Single by Kip Moore

from the album Up All Night
- Released: July 9, 2012
- Recorded: 2012
- Genre: Country
- Length: 3:38
- Label: MCA Nashville
- Songwriters: Kip Moore; Blair Daly; Troy Verges;
- Producer: Brett James

Kip Moore singles chronology
| "Somethin' 'Bout a Truck" (2011) | "Beer Money" (2012) | "Hey Pretty Girl" (2013) |

= Beer Money =

"Beer Money" is a song co-written and recorded by American country music artist Kip Moore. It was released in July 2012 as his third single from his debut album Up All Night (2012). Moore wrote the song with Blair Daly and Troy Verges. The song received positive reviews from critics who praised Moore's vocals and storytelling abilities for elevating the ordinary material.

"Beer Money" peaked at number three on the Billboard Country Airplay chart. It also charted at numbers seven and 51 on both the Hot Country Songs and Hot 100 charts respectively. It was certified Platinum by the Recording Industry Association of America (RIAA), denoting sales of over one million units in that country. In Canada, it peaked at number one on the Country chart and number 58 on the Canadian Hot 100 chart. An accompanying music video for the song, directed by Peter Zavadil, tells two stories: Moore picking up his girlfriend from work to a late night barn party where he performs and a group of men stealing a beer keg to said party.

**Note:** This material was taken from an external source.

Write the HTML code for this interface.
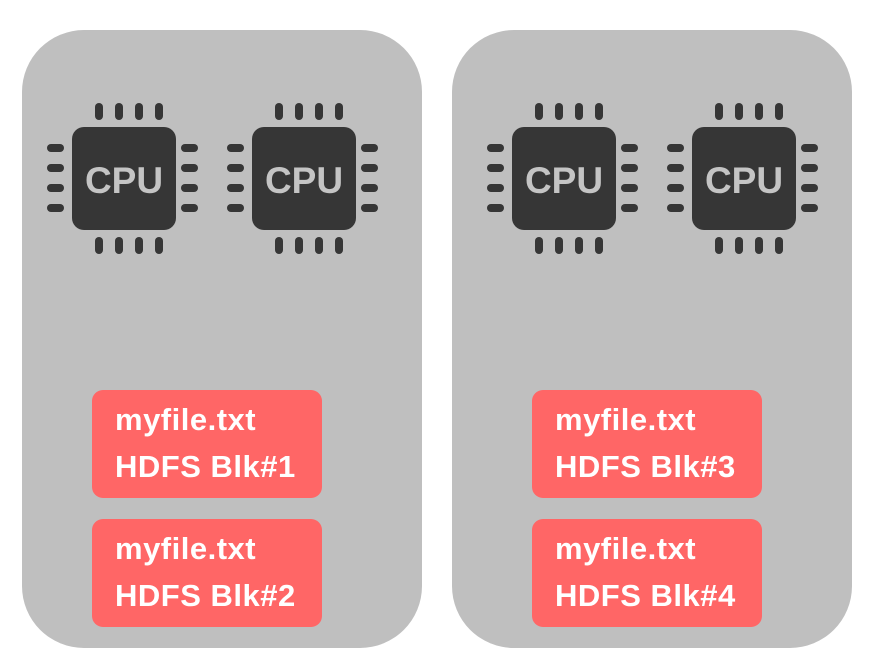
<!DOCTYPE html>
<html><head><style>
body{margin:0;width:872px;height:655px;background:#fff;position:relative;overflow:hidden;font-family:"Liberation Sans",sans-serif}
.node{position:absolute;top:30px;width:400px;height:618px;background:#bfbfbf;border-radius:62px}
.chip{position:absolute;width:160px;height:160px}
.body{position:absolute;left:25px;top:32px;width:104px;height:103px;background:#363636;border-radius:12px;color:#c4c4c4;font-weight:bold;font-size:37px;line-height:107px;text-align:center}
.p{position:absolute;background:#363636;border-radius:4px}
.v{width:8px;height:17px}.h{width:17px;height:8px}
.blk{position:absolute;width:230px;height:108px;background:#ff6666;border-radius:11px;color:#fff;font-weight:bold;font-size:31px;letter-spacing:0.5px;box-sizing:border-box;padding-left:23px;padding-top:6px;line-height:47px;white-space:nowrap}
</style></head><body>
<div class="node" style="left:22px"></div>
<div class="node" style="left:452px"></div>
<script>
const xs=[47,227,487,667];
let h='';
for(const x of xs){
 h+=`<div class="chip" style="left:${x}px;top:95px"><div class="body">CPU</div>`;
 for(const c of [52,72,92,112]){
  h+=`<div class="p v" style="left:${c-4}px;top:8px"></div><div class="p v" style="left:${c-4}px;top:142px"></div>`;
  h+=`<div class="p h" style="left:0px;top:${c+1-4}px"></div><div class="p h" style="left:134px;top:${c+1-4}px"></div>`;
 }
 h+='</div>';
}
document.write(h);
</script>
<div class="blk" style="left:92px;top:390px">myfile.txt<br>HDFS Blk#1</div>
<div class="blk" style="left:92px;top:519px">myfile.txt<br>HDFS Blk#2</div>
<div class="blk" style="left:532px;top:390px">myfile.txt<br>HDFS Blk#3</div>
<div class="blk" style="left:532px;top:519px">myfile.txt<br>HDFS Blk#4</div>
</body></html>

It was nominated for Breakthrough Video of the Year at the 2013 CMT Music Awards.

==Critical reception==
Billy Dukes of Taste of Country gave the song three and a half stars out of five, writing that "what takes this song past ordinary is Moore's grave vocals and story-telling ability." Matt Bjorke of Roughstock also gave the song a favorable review, calling it "another strong mood-setting, sing-a-long ready country/rocker." In 2017, Billboard contributor Chuck Dauphin placed "Beer Money" at number one on his top 10 list of Moore's best songs.

==Music video==
The accompanying music video was directed by Peter Zavadil and premiered in September 2012. The video starts with Moore playing a mechanic who gets into an argument with his boss (played by Moore's real-life manager Shawn McSpadden). It then follows him picking up his girlfriend from a diner and taking her to a late night barn party where he performs. The video also follows a group of men stealing a keg from a beer delivery truck driver and taking it to said party. It was nominated for Breakthrough Video of the Year at the 2013 CMT Music Awards but it went to Florida Georgia Line's "Cruise".

==Chart performance==
"Beer Money" debuted at number 57 on the Billboard Hot Country Songs chart for the week of July 7, 2012. It peaked at number seven the week of December 28, and remained on the chart for thirty-two weeks. On the Billboard Hot 100, it debuted at number 99 for the week of October 6. Twelve weeks later, it peaked at number 51 the week of December 28, and stayed on the chart for twenty weeks. In Canada, the song debuted at number 90 on the Canadian Hot 100 for the week of November 24. Eight weeks later, it peaked at number 58 and stayed on the chart for twelve weeks.

===Weekly charts===

| Chart (2012–2013) | Peak position |
|---|---|
| Canada (Canadian Hot 100) | 58 |
| Canada Country (Billboard) | 1 |
| US Billboard Hot 100 | 51 |
| US Country Airplay (Billboard) | 3 |
| US Hot Country Songs (Billboard) | 7 |

===Year-end charts===

| Chart (2012) | Position |
|---|---|
| US Hot Country Songs (Billboard) | 59 |
| Chart (2013) | Position |
| US Country Airplay (Billboard) | 61 |
| US Hot Country Songs (Billboard) | 63 |

==Certifications==

| Region | Certification | Certified units/sales |
| United States (RIAA) | Platinum | 1,000,000^{‡} |
^{‡} Sales+streaming figures based on certification alone.